How do you heal when you lose so much?
On Monday, Oklahoma played in Game 1 of the Women's College World Series finals. Exactly two weeks before, softball mattered to no one in the state.
Digging through rubble mattered. Saving lives mattered.
How do you move on?
Since that day, OU softball, the state and much of the nation learned the story of Sydney Angle, a 9-year-old with bright eyes and a beautiful smile who didn't survive in a place her parents thought she would be safe. The May 20 tornado ripped through her elementary school, causing parents to mourn over seven small caskets.
But since that tragic Monday, Oklahoma has adopted the Angle family, especially Casey Angle, the older sister of Sydney. Casey is trying to get good grades because she one day wants to be a softball player for a coach like Oklahoma's Patty Gasso.
Somewhere along the dugout fence at ASA Hall of Fame Stadium, 10-year-old Casey blended among the nation's No. 1-ranked softball team. She was excited to be there as the Sooners' bat girl. She felt like part of the team. She was one of them. They were trying to fulfill the goal of winning a national title.
But the reality remains. It still haunts her and her family. Sydney is gone.
Their father, Dan, walked away from the stadium when Oklahoma played Thursday against Michigan. He felt overwhelmed. He couldn't bring himself to attend Saturday's game against Texas. They made plans weeks ago to bring both girls to the WCWS.
But, Dan's hoping Casey is having some joy in the dugout, finding strength from the Sooners.
“She's having fun,” Dan said. “It's a lot of fun for her. It's an opportunity that, chances are, she's never going to have again. ... And when we're strong, Casey is strong.”
But when her father or mother breaks down crying, Casey cries, too.
The Angles lost their home in the tornado. Every morning, they work through new questions.
What new furniture can we buy? Where should we eat? How will we eat? Where will we live? How will we honor Sydney?
“It's like we went through 20 years of our life without wanting to,” Dan Angle said.
Dan Angle knows his daughter's memory was causing an impact on so many people, from softball tournaments in Sydney's honor to thousands of donations.
The story even changed Oklahoma's two-time National Player of the Year, Keilani Ricketts. It put her life, her stresses, her softball games into perspective. For the last year, Ricketts has dealt with losing a national title in the final game of the WCWS. The wound of the loss still burned in April.
But when she gave a jersey to Sydney's mother, Nicole, at the memorial service and then hugged her, it was one of the most emotional moments in Ricketts' life.

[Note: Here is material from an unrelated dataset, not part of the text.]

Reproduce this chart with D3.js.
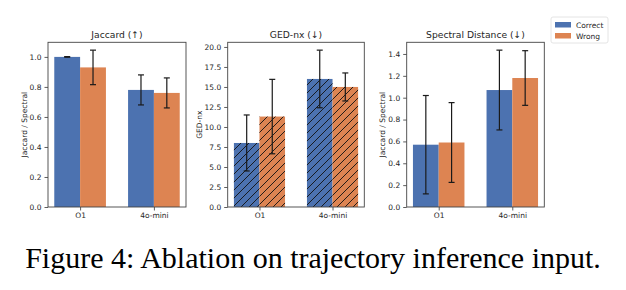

“Her focus was always softball, softball, softball,” Ricketts' mother Carol said. “But then to go through something like that and have the family go up to her and tell her they are trying to find the picture they took with of Keilani and their daughter, it really changed her perspective. I think she did relax a lot and realized there's more to life than softball.”
Ricketts worked in the circle Monday night against Tennessee to help her heal from that athletic wound from a year ago. In a couple days, Oklahoma or Tennessee will raise a national championship trophy in triumph and celebrate a game where the object is to come home.
Soon, Casey Angle will come home, too, but to a new house. There will be some things of Sydney's the Angles were able to salvage from the rubble of their former home.
“But it will be an entirely new house without her sister,” Dan Angle said.
That's the moment Dan Angle is worried about, when the spotlights have dimmed and there's no dugout fence to stand along.
The experience of being a part of Oklahoma softball is one that Dan and Nicole Angle are thankful the Sooners gave to their daughter. But Casey Angle doesn't feel lucky for the experience. They'd give all of it back to have Sydney running the stands trying to catch a foul ball.
Some wounds are just too big for anything to heal.